● What to work on
Reproduce all the entries exactly and keep the pictures out.

● Records to process
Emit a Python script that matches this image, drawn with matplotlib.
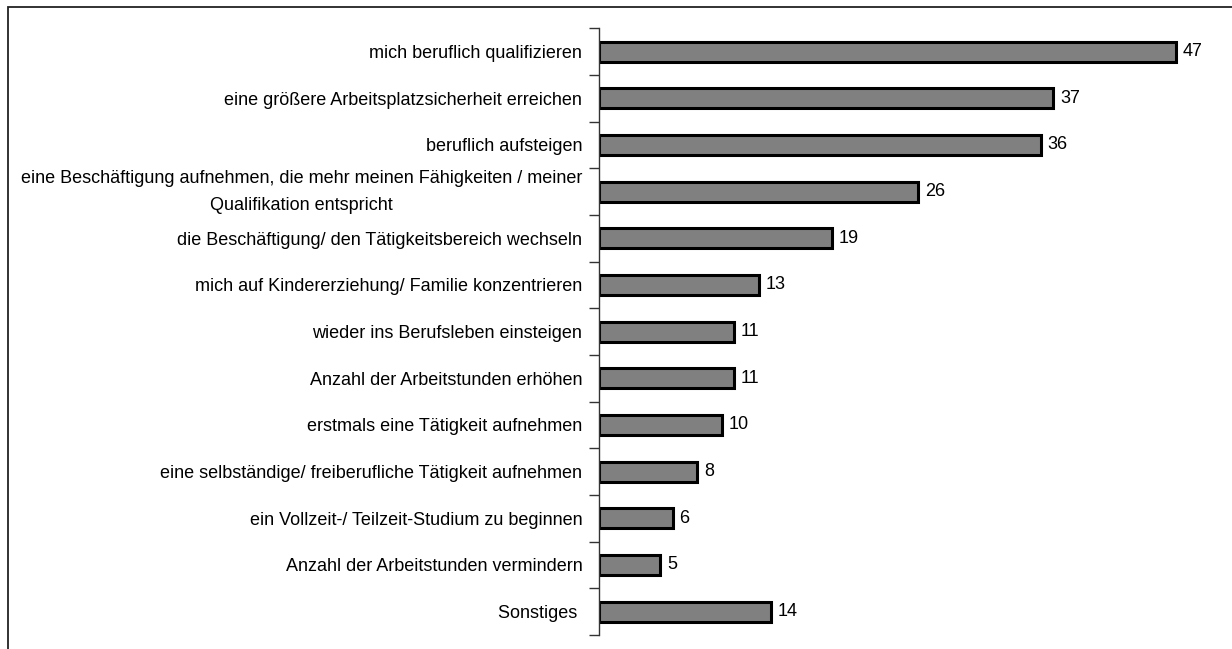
import matplotlib
matplotlib.use("Agg")
import matplotlib.pyplot as plt
from matplotlib.patches import Rectangle
import numpy as np

plt.rcParams['font.family'] = ['Liberation Sans Narrow', 'Liberation Sans', 'DejaVu Sans']

labels = [
    "mich beruflich qualifizieren",
    "eine größere Arbeitsplatzsicherheit erreichen",
    "beruflich aufsteigen",
    "eine Beschäftigung aufnehmen, die mehr meinen Fähigkeiten / meiner\nQualifikation entspricht",
    "die Beschäftigung/ den Tätigkeitsbereich wechseln",
    "mich auf Kindererziehung/ Familie konzentrieren",
    "wieder ins Berufsleben einsteigen",
    "Anzahl der Arbeitstunden erhöhen",
    "erstmals eine Tätigkeit aufnehmen",
    "eine selbständige/ freiberufliche Tätigkeit aufnehmen",
    "ein Vollzeit-/ Teilzeit-Studium zu beginnen",
    "Anzahl der Arbeitstunden vermindern",
    "Sonstiges ",
]
values = [47, 37, 36, 26, 19, 13, 11, 11, 10, 8, 6, 5, 14]

W, H = 1232, 649
fig = plt.figure(figsize=(W / 100, H / 100), dpi=100)

# outer frame (only top/left edges fall inside the image)
fig.patches.append(Rectangle((8 / W, -0.1), 1.2, (H - 7) / H + 0.1,
                             transform=fig.transFigure, fill=False,
                             edgecolor='#222222', linewidth=1.3))

ax_left, ax_right = 599, 1213
ax_top, ax_bot = 28.3, 635
ax = fig.add_axes([ax_left / W, (H - ax_bot) / H,
                   (ax_right - ax_left) / W, (ax_bot - ax_top) / H])

fs = 13
y = np.arange(len(values))
ax.barh(y, values, height=0.43, color='#808080', edgecolor='black', linewidth=2.2)
for yi, v in zip(y, values):
    ax.text(v + 0.55, yi, str(v), va='center', ha='left', fontsize=fs)

ax.set_xlim(0, 50)
ax.set_ylim(len(values) - 0.5, -0.5)

ax.set_yticks(y)
ax.set_yticklabels(labels, fontsize=fs, multialignment='center', linespacing=1.75)
for t in ax.get_yticklabels():
    if "\n" in t.get_text():
        t.set_va('center')
ax.tick_params(axis='y', which='major', length=0, pad=12)
ax.set_yticks(np.arange(len(values) + 1) - 0.5, minor=True)
ax.tick_params(axis='y', which='minor', length=7, width=1, color='#333333')

ax.set_xticks([])
for s in ['top', 'right', 'bottom']:
    ax.spines[s].set_visible(False)
ax.spines['left'].set_color('#333333')
ax.spines['left'].set_linewidth(1)

fig.savefig("out.png", dpi=100)
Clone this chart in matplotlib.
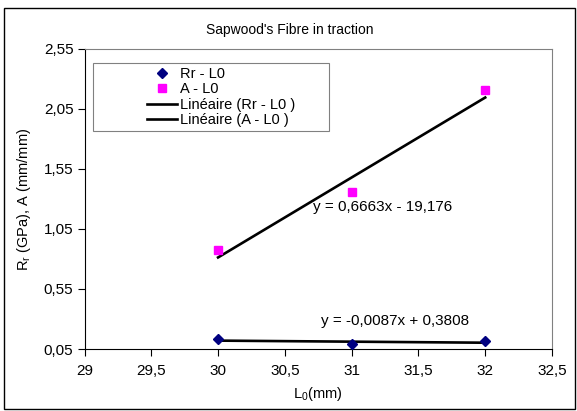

● Full solution
Emit a Python script that matches this image, drawn with matplotlib.
import matplotlib
matplotlib.use("Agg")
import matplotlib.pyplot as plt
from matplotlib.patches import Rectangle
import numpy as np

plt.rcParams['font.family'] = ['Liberation Sans Narrow', 'Liberation Sans', 'DejaVu Sans']

labels = [
    "mich beruflich qualifizieren",
    "eine größere Arbeitsplatzsicherheit erreichen",
    "beruflich aufsteigen",
    "eine Beschäftigung aufnehmen, die mehr meinen Fähigkeiten / meiner\nQualifikation entspricht",
    "die Beschäftigung/ den Tätigkeitsbereich wechseln",
    "mich auf Kindererziehung/ Familie konzentrieren",
    "wieder ins Berufsleben einsteigen",
    "Anzahl der Arbeitstunden erhöhen",
    "erstmals eine Tätigkeit aufnehmen",
    "eine selbständige/ freiberufliche Tätigkeit aufnehmen",
    "ein Vollzeit-/ Teilzeit-Studium zu beginnen",
    "Anzahl der Arbeitstunden vermindern",
    "Sonstiges ",
]
values = [47, 37, 36, 26, 19, 13, 11, 11, 10, 8, 6, 5, 14]

W, H = 1232, 649
fig = plt.figure(figsize=(W / 100, H / 100), dpi=100)

# outer frame (only top/left edges fall inside the image)
fig.patches.append(Rectangle((8 / W, -0.1), 1.2, (H - 7) / H + 0.1,
                             transform=fig.transFigure, fill=False,
                             edgecolor='#222222', linewidth=1.3))

ax_left, ax_right = 599, 1213
ax_top, ax_bot = 28.3, 635
ax = fig.add_axes([ax_left / W, (H - ax_bot) / H,
                   (ax_right - ax_left) / W, (ax_bot - ax_top) / H])

fs = 13
y = np.arange(len(values))
ax.barh(y, values, height=0.43, color='#808080', edgecolor='black', linewidth=2.2)
for yi, v in zip(y, values):
    ax.text(v + 0.55, yi, str(v), va='center', ha='left', fontsize=fs)

ax.set_xlim(0, 50)
ax.set_ylim(len(values) - 0.5, -0.5)

ax.set_yticks(y)
ax.set_yticklabels(labels, fontsize=fs, multialignment='center', linespacing=1.75)
for t in ax.get_yticklabels():
    if "\n" in t.get_text():
        t.set_va('center')
ax.tick_params(axis='y', which='major', length=0, pad=12)
ax.set_yticks(np.arange(len(values) + 1) - 0.5, minor=True)
ax.tick_params(axis='y', which='minor', length=7, width=1, color='#333333')

ax.set_xticks([])
for s in ['top', 'right', 'bottom']:
    ax.spines[s].set_visible(False)
ax.spines['left'].set_color('#333333')
ax.spines['left'].set_linewidth(1)

fig.savefig("out.png", dpi=100)
Clone this chart in matplotlib.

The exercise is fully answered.